Cette union des écrits et des gestes a été bien soulignée par son successeur, et auparavant grand ami et collaborateur, Benoît XVI.
Le pape Benoît XVI écrit à ce propos : “Jean-Paul II, philosophe et théologien, grand pasteur de l’Église, a laissé une richesse d’écrits et de gestes qui expriment son désir de diffuser l’Évangile du Christ dans le monde, en utilisant les méthodes indiquées par le Concile Vatican II, et de tracer les lignes de développement de la vie de l’Église au cours du nouveau millénaire. Ces dons précieux ne peuvent pas être oubliés”[2].
Dans les moments de crainte et d’incertitudes, saint Jean-Paul II nous a appris à ne pas avoir peur.
Dans l’homélie prononcée à l’occasion du troisième anniversaire de la mort de son prédécesseur, Benoît XVI a souligné cet aspect de son long pontificat.
“‘Soyez sans crainte !’ (Mt 28, 5).
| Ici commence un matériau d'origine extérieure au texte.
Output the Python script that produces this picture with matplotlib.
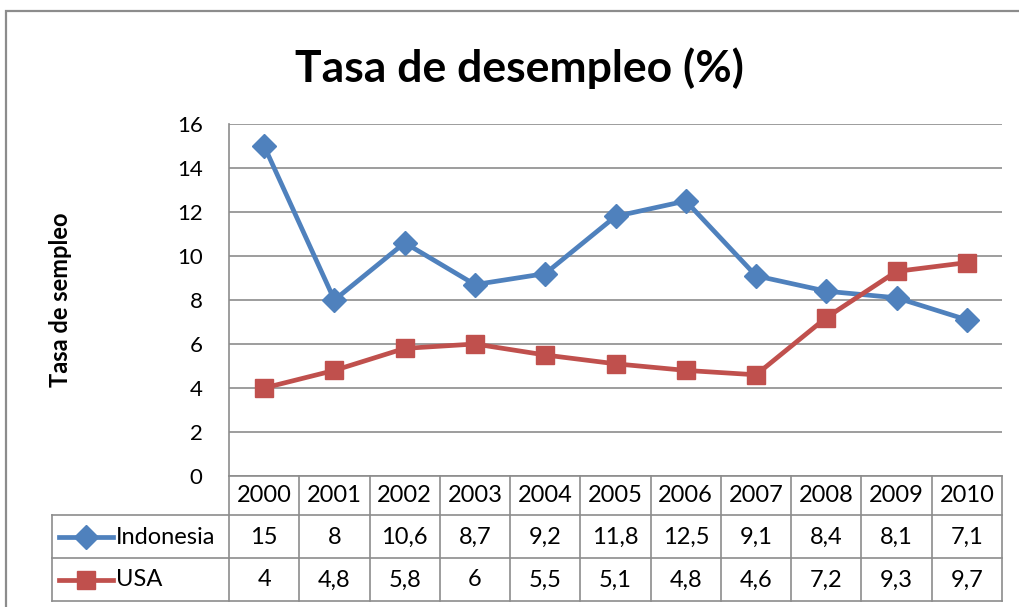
import matplotlib
matplotlib.use("Agg")
import matplotlib.pyplot as plt
from matplotlib.lines import Line2D
from matplotlib.patches import Rectangle
import matplotlib.transforms as mtrans

years = ["2000", "2001", "2002", "2003", "2004", "2005", "2006", "2007", "2008", "2009", "2010"]
indonesia = [15, 8, 10.6, 8.7, 9.2, 11.8, 12.5, 9.1, 8.4, 8.1, 7.1]
usa = [4, 4.8, 5.8, 6, 5.5, 5.1, 4.8, 4.6, 7.2, 9.3, 9.7]
indonesia_labels = ["15", "8", "10,6", "8,7", "9,2", "11,8", "12,5", "9,1", "8,4", "8,1", "7,1"]
usa_labels = ["4", "4,8", "5,8", "6", "5,5", "5,1", "4,8", "4,6", "7,2", "9,3", "9,7"]
yticks = [0, 2, 4, 6, 8, 10, 12, 14, 16]

plt.rcParams['font.family'] = ['Lato', 'DejaVu Sans']
W, H = 1019, 607
fig = plt.figure(figsize=(W / 100, H / 100), dpi=100)

GRAY = "#8c8c8c"
BLUE = "#4F81BD"
RED = "#C0504D"
FS = 16
TFS = 17

# outer chart border (extends beyond right/bottom)
fig.patches.append(Rectangle((6 / W, -0.05), 1.2, 1 - 11 / H + 0.05, transform=fig.transFigure,
                             fill=False, edgecolor=GRAY, lw=1.6))

L, R, T, B = 229, 1002, 124, 476
ax = fig.add_axes([L / W, 1 - B / H, (R - L) / W, (B - T) / H])
n = len(years)
x = list(range(n))
ax.set_xlim(-0.5, n - 0.5)
ax.set_ylim(0, 16)
ax.set_yticks(yticks)
ax.set_yticklabels([str(v) for v in yticks], fontsize=FS)
ax.set_xticks([])
ax.tick_params(axis='y', length=0, pad=19)
for s in ["top", "right", "bottom"]:
    ax.spines[s].set_visible(False)
ax.spines["left"].set_color(GRAY)
ax.spines["left"].set_linewidth(1.2)
ax.grid(axis='y', color=GRAY, lw=1.2)
ax.set_axisbelow(True)

ax.plot(x, indonesia, color=BLUE, lw=3.4, marker='D', markersize=12, zorder=3, clip_on=False)
ax.plot(x, usa, color=RED, lw=3.4, marker='s', markersize=13, zorder=3, clip_on=False)

ax.set_ylabel("Tasa de sempleo", fontsize=17, fontweight='bold')
ax.yaxis.set_label_coords((72 - L) / (R - L), 0.5)

fig.text(519 / W, 1 - 68 / H, "Tasa de desempleo (%)", fontsize=32, fontweight='bold',
         ha='center', va='center')

# data table below axes
tr = mtrans.blended_transform_factory(ax.transData, ax.transAxes)
ph = B - T
def ay(py):
    return (B - py) / ph

def px2x(px):
    return (px - L) / (R - L) * n - 0.5

legx0 = 52
lx = px2x(legx0)
# horizontal lines
ax.add_line(Line2D([-0.5, n - 0.5], [ay(476)] * 2, transform=tr, color=GRAY, lw=1.2, clip_on=False))
for py in [515, 558, 601]:
    ax.add_line(Line2D([lx, n - 0.5], [ay(py)] * 2, transform=tr, color=GRAY, lw=1.2, clip_on=False))
# vertical lines
for i in range(n + 1):
    ax.add_line(Line2D([i - 0.5, i - 0.5], [ay(476), ay(601)], transform=tr, color=GRAY, lw=1.2, clip_on=False))
ax.add_line(Line2D([lx, lx], [ay(515), ay(601)], transform=tr, color=GRAY, lw=1.2, clip_on=False))

for i, yr in enumerate(years):
    ax.text(i, ay(496), yr, transform=tr, ha='center', va='center', fontsize=TFS)
    ax.text(i, ay(537), indonesia_labels[i], transform=tr, ha='center', va='center', fontsize=TFS)
    ax.text(i, ay(580), usa_labels[i], transform=tr, ha='center', va='center', fontsize=TFS)

# legend keys in table
for py, col, mk, ms, name in [(537, BLUE, 'D', 12, "Indonesia"), (580, RED, 's', 13, "USA")]:
    ax.add_line(Line2D([px2x(59), px2x(113)], [ay(py)] * 2, transform=tr, color=col, lw=3.4,
                       clip_on=False))
    ax.add_line(Line2D([px2x(86)], [ay(py)], transform=tr, color=col, marker=mk, markersize=ms,
                       clip_on=False, lw=0))
    ax.text(px2x(116), ay(py), name, transform=tr, ha='left', va='center', fontsize=TFS)

fig.savefig("out.png", dpi=100)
Les paroles de l’ange de la résurrection, adressées aux femmes près du tombeau vide, que nous venons d’entendre, sont devenues une sorte de devise sur les lèvres du Pape Jean-Paul II, dès le début solennel de son ministère pétrinien. Il les a répétées plusieurs fois à l’Église et à l’humanité en marche vers l’an 2000, et ensuite à travers ce seuil historique et
encore au-delà, à l’aube du troisième millénaire. Il les a toujours prononcées avec une inflexible fermeté, tout d’abord en brandissant le bâton pastoral qui se terminait par la Croix et ensuite, lorsque ses forces physiques commencèrent à diminuer, en s’accrochant presque à celui-ci, jusqu’au dernier Vendredi Saint, au cours duquel il participa à la Via Crucis dans sa Chapelle privée en serrant la Croix entre ses bras. Nous ne pouvons pas oublier ce dernier témoignage silencieux d’amour pour Jésus. Cette scène éloquente de souffrance humaine et de foi, en ce dernier Vendredi Saint, indiquait aussi aux croyants et au monde le secret de toute la vie chrétienne. Son ‘Soyez sans crainte’ n’était pas fondé sur les forces humaines, ni sur les succès obtenus, mais uniquement sur la Parole de Dieu, sur la Croix et sur la Résurrection du Christ. À mesure qu’il était dépouillé de tout, et même à la fin de la parole, cet acte de confiance au Christ est apparu avec une évidence croissante. Comme ce fut le cas pour Jésus, pour Jean-Paul II aussi les paroles ont laissé place à la fin au sacrifice extrême, au don de soi. Et la mort a été le sceau d’une existence entièrement donnée au Christ, se conformant à Lui également physiquement sous les traits de la souffrance et de l’abandon confiant entre les bras du Père céleste. ‘Laissez-moi aller au Père’ furent ses dernières paroles – dont témoignèrent ceux qui furent proches de lui –, au terme d’une vie entièrement consacrée à connaître et à contempler le visage du Seigneur”[3].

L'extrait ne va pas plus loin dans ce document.